In summary, this study advances policing research through three key contributions. First, it categorizes police stops into five distinct types and evaluates their heterogeneous effects on crime, offering new insights into their spatial applicability. Second, by integrating XGBoost with SHAP, it enhances the interpretability of police stop decision-making, providing a more nuanced understanding compared to traditional regression-based approaches. Third, it applies double machine learning (DML) to estimate the causal effects of different police stop strategies on crime, effectively addressing endogeneity concerns and strengthening causal inference in policing research.

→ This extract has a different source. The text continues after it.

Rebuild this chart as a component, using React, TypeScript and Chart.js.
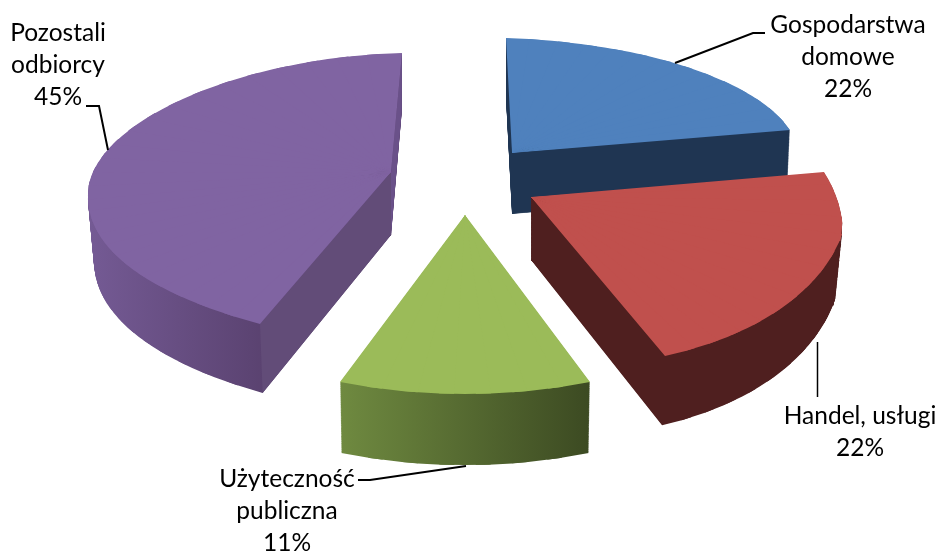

However, this study has several limitations that warrant further attention in future research. First, due to the dynamic nature of certain factors, such as population flow, alarm frequency, and key locations, future studies should incorporate time-series models to capture temporal variations. For instance, differentiating the effectiveness of police stops between weekdays and weekends could provide more actionable insights and improve the precision of police resource allocation. Second, while weather conditions are known to affect crime patterns (Ashby and Tompson, 2018), this study does not integrate meteorological data. Future research could address this by incorporating weather variables, such as temperature or precipitation, to explore how these factors influence the frequency and effectiveness of police stops. Third, using clustering results as treatment variables has inherent limitations. While using silhouette score validation confirms reasonable internal cohesion, clustering does not provide absolute group assignments. Subsequent research could explore alternative approaches, such as fuzzy clustering, to better account for uncertainties in classification.